Palermo, Cagliari, Milano, Roma, Napoli, Bologna, Venezia. Da Nord a Sud, passando per il Centro, si sono fermati oggi, 3 giugno, i dipendenti di Poste Italiane. Uffici postali chiusi e presidi in tutta Italia, per lo sciopero promosso da Slc Cgil e UilPoste. Come a Roma, dove sindacati e lavoratori si sono dati appuntamento all’Eur, sotto la sede della Direzione Generale Corporate. Questo sciopero un primo importante risultato lo ha già ottenuto: le organizzazioni sindacali sono state convocate dall’ad di Poste Italiane, Matteo Del Fante, il 26 giugno. “A Poste Italiane, che potrà misurare i dati effettivi di adesione allo sciopero, vogliamo dire che questo è solo l'inizio. – si legge in una nota congiunta di Slc Cgil e Uilposte – L'azienda deve sapere che se non ci sarà un netto cambio di rotta rispetto al recente passato, ci saranno altre giornate come questa”.
Nicola Di Ceglie, segretario nazionale Slc e responsabile area Servizi postali, quali sono nel dettaglio le ragioni di questo sciopero?
É stata la prima volta da 9 anni a questa parte che abbiamo scioperato, perché c’è in gioco un tema cruciale: la privatizzazione. Ad oggi il controllo pubblico supera il 51%, ma temiamo fortemente che si vada sempre più verso la svendita di azioni della società. Poste Italiane è un'azienda partecipata, non è un'azienda privata, quindi è finanziata con soldi pubblici, e questo è un passaggio molto importante se si vuole comprendere il senso della nostra mobilitazione, che come Slc Cgil abbiamo promosso insieme a UilPoste. Stiamo cercando di aprire il vaso di Pandora, di scardinare questa immagine stereotipata e pattinata di una grande azienda che punta a diventare un'azienda paese, un'azienda volano strategica, ma poi vive di grandi contraddizioni. E porta avanti operazioni che vanno a discapito dei lavoratori, come la vicenda Tim, di cui Poste Italiane è diventato il maggior azionista.
Il costo di queste grandi operazioni, dunque, lo pagano i lavoratori. In che modo?
Intanto con salari bassi. In questo momento ci aspetta un importante appuntamento per discutere del premio di risultato e della contrattazione di secondo livello. Ma in Poste i precari sono aumentati in maniera esponenziale, così come i tempi determinati. L'azienda si sta dimostrando disattenta e distratta anche sulla questione della salute e sicurezza. Questo atteggiamento non fa che rendere sempre più instabile e insicuro il destino delle lavoratrici e dei lavoratori.

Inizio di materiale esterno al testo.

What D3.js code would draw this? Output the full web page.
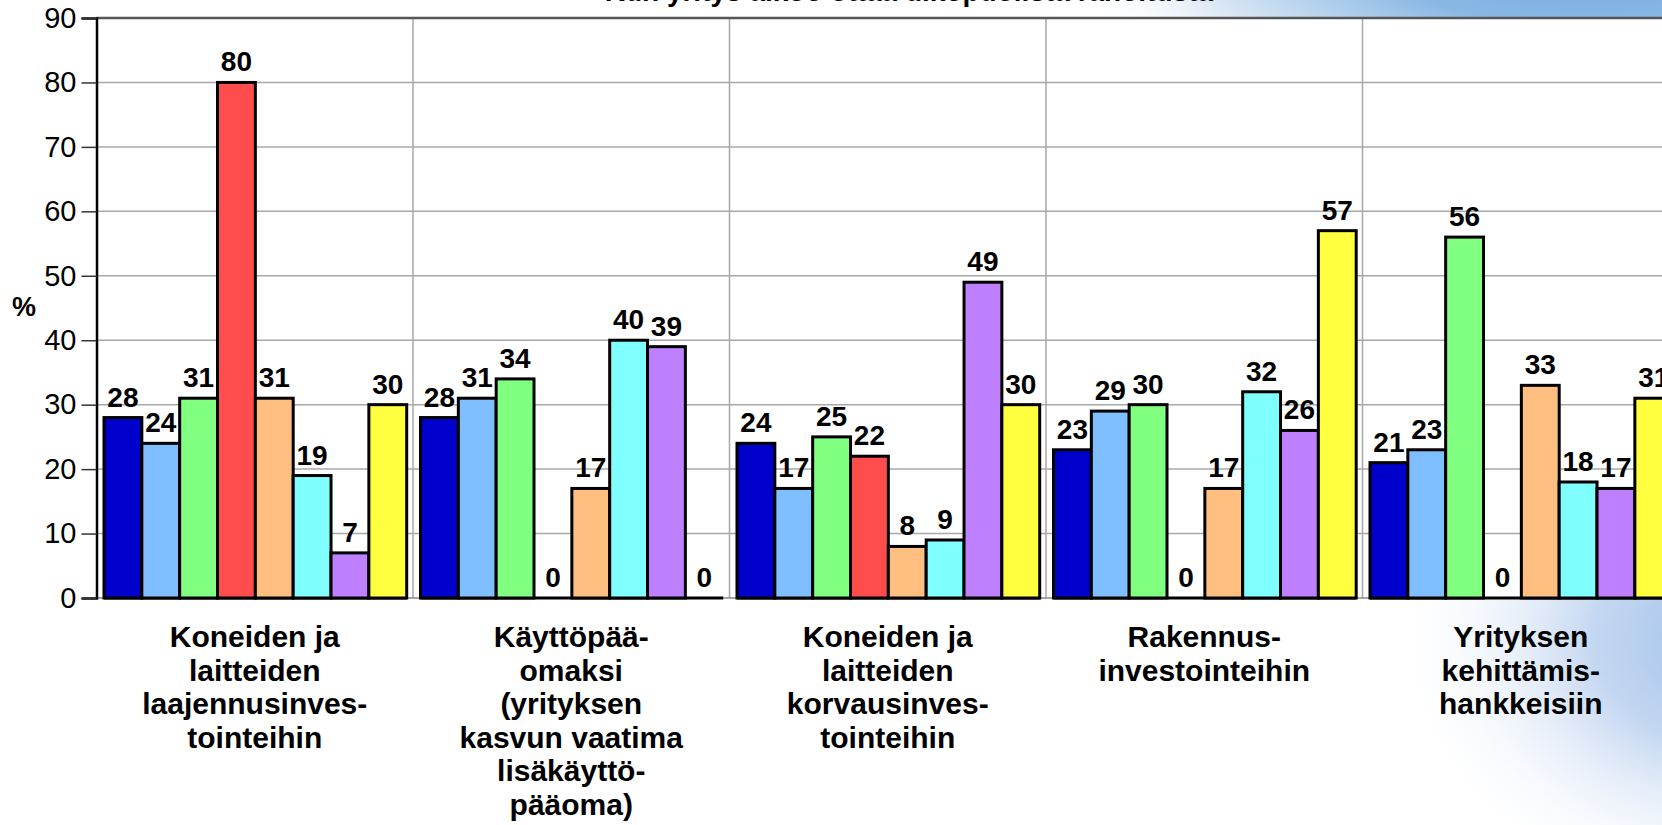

C’è anche un tema politico, relativo alle relazioni industriali. A proclamare lo sciopero sono state solo due sigle confederali, Slc e UilPoste.
C’è sicuramente un problema di natura politica e che riguarda la tenuta delle relazioni industriali. Un sistema di interazione che nel caso specifico definirei “feudale”, dove alcune sigle sindacali, essendo maggioranza al tavolo, dettano le regole, soffocando qualunque forma di pluralismo e di partecipazione. Questo genera un vulnus democratico non indifferente.
Da un lato i salari e la precarietà. Dall’altro la riorganizzazione e il taglio degli uffici postali in tutta Italia, soprattutto nelle periferie e nelle aree interne. Sono due facce dello stesso processo di privatizzazione?
Certamente. Poste ha avviato tre maxi riorganizzazioni tra novembre e dicembre del 2024, che sono avvenute sulle spalle e alle spalle dei dipendenti, nel senso che non sono stati neanche informati formalmente dei cambiamenti, attraverso un normale percorso assembleare. La riorganizzazione riguarda la logistica, gli sportelli, e il DTO, acronimo di "Distribution Technology Office. In sostanza il centro di servizi responsabile della gestione e assistenza tecnica dei siti territoriali e del coordinamento dell'assistenza specialistica ai clienti. Su questi aspetti noi di Slc Cgil e UilPoste siamo stati totalmente esclusi dalla discussione. L’azienda ha chiuso un accordo con la Cisl e altri tre sindacati autonomi, estromettendo dal tavolo Cgil e Uil, che avevano espresso perplessità su alcuni provvedimenti gestiti in maniera unilaterale da Poste, e che a nostro giudizio avranno ripercussioni gravi sulla vita delle persone. Noi siamo di fronte ormai a un mostro mitologico, un Minotauro: metà azienda e metà sindacato. Ecco perché oggi siamo stati in diverse piazze italiane per scioperare, e dire che non ci stiamo.